Because of those significant performance improvements, in the next upgrade to the operational forecast suite our main global model will use 8% less computational resource while the runtime is reduced by 2 minutes (45 minutes rather than 47 minutes). Lower resolution ensemble models will use about 10% less resource and be 7minutes faster (82 minutes compared to 89 minutes).
Verification and forecast quality
By producing a set of forecasts under realistic conditions and comparing to runs with the current model it was confirmed that the multigrid solver does not have a negative impact on forecast quality. This is to be expected since any differences in the results can be explained by the fact that the pressure correction equation is solved to the same finite tolerance with BiCGStab and multigrid, who will give slightly different but consistent approximations for the solution. As already expected from the experiments reported in the previous section, a significant reduction in runtime was also observed for forecasts under realistic conditions.
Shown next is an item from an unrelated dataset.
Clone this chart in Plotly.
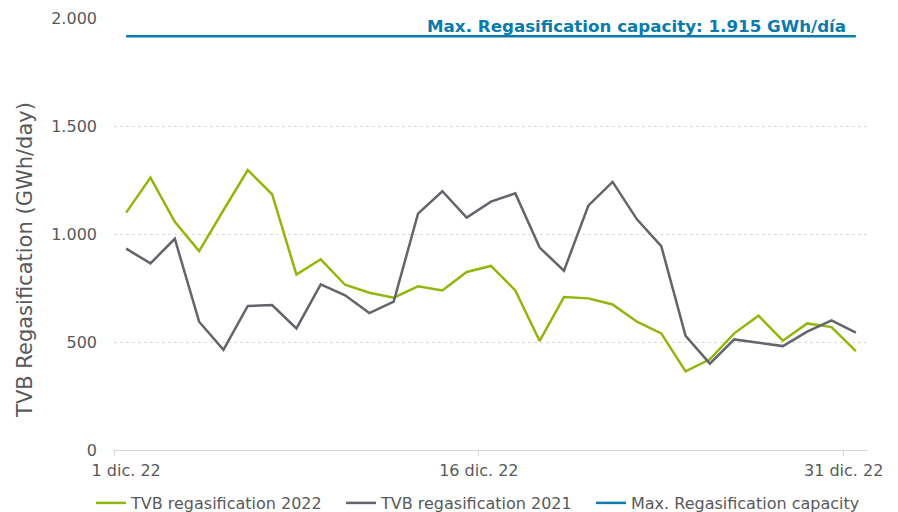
import pandas as pd
import plotly.graph_objects as go

days = list(range(1, 32))
tvb_2022 = [1099, 1261, 1056, 921, 1110, 1296, 1184, 812, 883, 765, 728, 705, 758, 739, 824, 852,
            739, 505, 708, 702, 674, 594, 540, 364, 420, 540, 622, 506, 586, 569, 458]
tvb_2021 = [932, 864, 978, 594, 464, 667, 671, 563, 767, 716, 634, 687, 1094, 1198, 1076, 1150,
            1188, 937, 830, 1131, 1241, 1068, 944, 528, 400, 512, 497, 481, 548, 600, 543]
max_capacity = 1915
tick_days = [1, 16, 31]
tick_labels = ["1 dic. 22", "16 dic. 22", "31 dic. 22"]
y_ticks = [0, 500, 1000, 1500, 2000]

dates = [pd.Timestamp(2022, 12, d) + pd.Timedelta(hours=12) for d in days]
tick_marks = [pd.Timestamp(2022, 12, d) for d in tick_days]
label_pos = [tick_marks[0] + pd.Timedelta(hours=12)] + tick_marks[1:]

GREEN = "#93b60c"
GRAY = "#626569"
BLUE = "#0a7bab"
TXT = "#595959"
FONT = "DejaVu Sans"

# The page body has an 8px margin, so the figure is 890x504 to fill the window.
W, H = 890, 504
ML, MR, MT, MB = 106, 30, 10, 62
PW, PH = W - ML - MR, H - MT - MB

fig = go.Figure()
fig.add_trace(go.Scatter(x=dates, y=tvb_2022, mode="lines", name="TVB regasification 2022",
                         line=dict(color=GREEN, width=2.5), legend="legend"))
fig.add_trace(go.Scatter(x=dates, y=tvb_2021, mode="lines", name="TVB regasification 2021",
                         line=dict(color=GRAY, width=2.5), legend="legend"))
fig.add_trace(go.Scatter(x=dates, y=[max_capacity] * len(dates), mode="lines",
                         name="Max. Regasification capacity",
                         line=dict(color=BLUE, width=2.5), legend="legend2"))

fig.add_annotation(x=dates[-1], y=max_capacity, xref="x", yref="y",
                   text="<b>Max. Regasification capacity: 1.915 GWh/día</b>",
                   showarrow=False, xanchor="right", yanchor="bottom", xshift=-8, yshift=-2,
                   font=dict(family=FONT, size=16.7, color=BLUE))

fig.add_annotation(x=-89 / PW, y=0.44, xref="paper", yref="paper", xanchor="center",
                   yanchor="middle", textangle=-90, showarrow=False,
                   text="TVB Regasification (GWh/day)",
                   font=dict(family=FONT, size=21, color=TXT))

legend_common = dict(orientation="h", xref="paper", xanchor="left", yref="paper",
                     y=-53 / PH, yanchor="middle", bgcolor="rgba(0,0,0,0)",
                     font=dict(family=FONT, size=16, color=TXT), itemwidth=30)

fig.update_layout(
    width=W, height=H,
    margin=dict(l=ML, r=MR, t=MT, b=MB, autoexpand=False),
    paper_bgcolor="white", plot_bgcolor="white",
    separators=",.",
    font=dict(family=FONT, size=16, color=TXT),
    showlegend=True,
    legend=dict(x=-23 / PW, entrywidth=205, **legend_common),
    legend2=dict(x=477 / PW, **legend_common),
    xaxis=dict(range=[pd.Timestamp(2022, 12, 1), pd.Timestamp(2023, 1, 1)],
               tickvals=label_pos, ticktext=tick_labels, ticks="", automargin=False,
               minor=dict(tickvals=tick_marks, ticks="outside", ticklen=5, tickcolor="#d9d9d9",
                          showgrid=False),
               showgrid=False, zeroline=False, showline=True, linecolor="#d9d9d9", linewidth=1,
               ticklabelstandoff=6,
               tickfont=dict(family=FONT, size=16, color=TXT)),
    yaxis=dict(range=[0, 2000], tickvals=y_ticks, tickformat=",d", automargin=False,
               showgrid=True, gridcolor="#d9d9d9", griddash="dot", gridwidth=1,
               zeroline=False, showline=False, ticks="", ticklabelstandoff=16,
               tickfont=dict(family=FONT, size=16, color=TXT)),
)

fig.write_html("out.html")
The collaborative efforts of the Met Office and the Department of Mathematical Sciences at the University of Bath have resulted in the implementation of a dramatically faster pressure correction solver in the Met Office Unified Model, which has a discernible impact on the total model runtime. The new multigrid solver will allow higher resolution forecasts to be run in the future and is already allowing better utilization of supercomputer resources.
Following the success of multigrid for the current ENDGame dynamical core, the Met Office are using the same solver technology for the next-generation LFRic model, which is based on an advanced finite element discretization on a cubed-sphere mesh. First tests have confirmed the superior performance of the multigrid approach [Maynard et al., 2020] in this setting.
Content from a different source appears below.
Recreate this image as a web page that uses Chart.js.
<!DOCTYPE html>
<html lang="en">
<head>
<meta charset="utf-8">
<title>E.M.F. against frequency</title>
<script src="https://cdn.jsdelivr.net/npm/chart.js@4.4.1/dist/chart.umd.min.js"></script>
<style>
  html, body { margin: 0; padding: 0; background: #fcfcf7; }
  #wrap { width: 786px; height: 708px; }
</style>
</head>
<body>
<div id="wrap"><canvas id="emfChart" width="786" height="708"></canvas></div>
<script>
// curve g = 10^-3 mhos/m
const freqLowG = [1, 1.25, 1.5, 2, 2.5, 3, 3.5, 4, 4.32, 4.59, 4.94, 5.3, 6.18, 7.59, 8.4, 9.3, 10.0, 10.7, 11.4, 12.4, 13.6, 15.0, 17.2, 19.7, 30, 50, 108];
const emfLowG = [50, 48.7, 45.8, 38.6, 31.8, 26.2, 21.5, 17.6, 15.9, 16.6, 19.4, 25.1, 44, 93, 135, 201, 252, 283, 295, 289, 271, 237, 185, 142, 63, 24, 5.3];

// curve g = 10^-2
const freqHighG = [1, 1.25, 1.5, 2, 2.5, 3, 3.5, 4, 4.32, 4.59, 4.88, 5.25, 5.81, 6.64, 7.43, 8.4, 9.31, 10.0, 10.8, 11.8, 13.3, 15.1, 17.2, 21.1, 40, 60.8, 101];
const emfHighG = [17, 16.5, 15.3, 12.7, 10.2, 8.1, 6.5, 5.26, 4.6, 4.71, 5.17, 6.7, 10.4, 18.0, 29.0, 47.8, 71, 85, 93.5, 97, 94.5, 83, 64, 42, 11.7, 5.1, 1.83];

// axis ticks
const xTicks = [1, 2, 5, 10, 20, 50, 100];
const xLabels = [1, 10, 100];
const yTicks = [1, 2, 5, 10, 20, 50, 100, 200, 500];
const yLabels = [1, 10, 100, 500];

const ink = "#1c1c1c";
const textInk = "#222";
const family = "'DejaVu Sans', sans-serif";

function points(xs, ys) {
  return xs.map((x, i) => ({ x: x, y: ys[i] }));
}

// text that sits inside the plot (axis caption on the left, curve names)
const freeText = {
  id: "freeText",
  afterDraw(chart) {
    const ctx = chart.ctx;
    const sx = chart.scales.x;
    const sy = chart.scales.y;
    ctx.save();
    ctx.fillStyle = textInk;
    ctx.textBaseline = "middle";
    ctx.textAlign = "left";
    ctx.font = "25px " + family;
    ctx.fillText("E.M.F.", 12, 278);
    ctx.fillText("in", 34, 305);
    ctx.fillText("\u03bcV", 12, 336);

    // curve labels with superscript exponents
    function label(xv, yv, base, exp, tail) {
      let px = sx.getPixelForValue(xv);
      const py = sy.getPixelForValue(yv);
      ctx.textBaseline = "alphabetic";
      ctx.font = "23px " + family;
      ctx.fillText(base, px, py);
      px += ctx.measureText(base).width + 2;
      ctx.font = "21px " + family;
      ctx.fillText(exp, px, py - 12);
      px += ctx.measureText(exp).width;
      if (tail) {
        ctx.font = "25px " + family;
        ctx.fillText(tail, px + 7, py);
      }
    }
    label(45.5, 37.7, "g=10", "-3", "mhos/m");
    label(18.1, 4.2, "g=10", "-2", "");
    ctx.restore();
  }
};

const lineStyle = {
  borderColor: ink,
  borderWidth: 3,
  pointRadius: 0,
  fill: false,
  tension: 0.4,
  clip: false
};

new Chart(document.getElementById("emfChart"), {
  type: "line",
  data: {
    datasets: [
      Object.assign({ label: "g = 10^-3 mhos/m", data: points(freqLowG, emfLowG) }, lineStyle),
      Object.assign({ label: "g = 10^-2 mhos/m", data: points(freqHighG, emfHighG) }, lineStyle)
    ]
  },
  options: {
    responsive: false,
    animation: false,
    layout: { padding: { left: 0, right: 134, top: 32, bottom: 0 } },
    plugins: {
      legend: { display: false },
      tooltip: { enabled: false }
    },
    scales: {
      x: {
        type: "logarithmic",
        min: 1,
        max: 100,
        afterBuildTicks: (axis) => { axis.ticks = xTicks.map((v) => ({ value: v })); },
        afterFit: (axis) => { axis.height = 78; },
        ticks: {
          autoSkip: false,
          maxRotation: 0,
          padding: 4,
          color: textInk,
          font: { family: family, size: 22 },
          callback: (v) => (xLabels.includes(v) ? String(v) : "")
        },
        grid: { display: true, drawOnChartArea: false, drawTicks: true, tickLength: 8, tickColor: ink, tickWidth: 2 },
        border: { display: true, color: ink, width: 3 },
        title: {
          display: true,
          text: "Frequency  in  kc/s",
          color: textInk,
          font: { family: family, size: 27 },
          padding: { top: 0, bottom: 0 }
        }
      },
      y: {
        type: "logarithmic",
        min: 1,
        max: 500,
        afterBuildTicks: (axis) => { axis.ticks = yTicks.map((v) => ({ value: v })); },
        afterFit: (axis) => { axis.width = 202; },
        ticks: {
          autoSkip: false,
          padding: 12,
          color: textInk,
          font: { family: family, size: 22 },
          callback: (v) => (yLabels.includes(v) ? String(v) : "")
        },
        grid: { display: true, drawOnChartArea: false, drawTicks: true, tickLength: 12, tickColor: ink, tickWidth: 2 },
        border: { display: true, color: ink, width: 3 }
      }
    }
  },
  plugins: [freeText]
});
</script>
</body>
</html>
- Buckeridge, S. and Scheichl, R., 2010. Parallel geometric multigrid for global weather prediction. Numerical Linear Algebra with Applications, 17(2‐3), pp.325-342.
- Maynard, C., Melvin, T. and Müller, E.H., 2020. Multigrid preconditioners for the mixed finite element dynamical core of the LFRic atmospheric model. To appear in Quarterly Journal of the Royal Meteorological Society, https://rmets.onlinelibrary.wiley.com/doi/10.1002/qj.3880
- Müller, E.H. and Scheichl, R., 2014. Massively parallel solvers for elliptic partial differential equations in numerical weather and climate prediction. Quarterly Journal of the Royal Meteorological Society, 140(685), pp.2608-2624.
- Trottenberg, U., Oosterlee, C.W. and Schuller, A., 2000. Multigrid. Elsevier.
- van der Vorst, H. A. 1992. Bi-CGSTAB: fast and smoothly converging variant of BiCG for the solution of nonsymmetric linear systems. SIAM J. Sci. Stat. Comput. 13, pp. 631-644.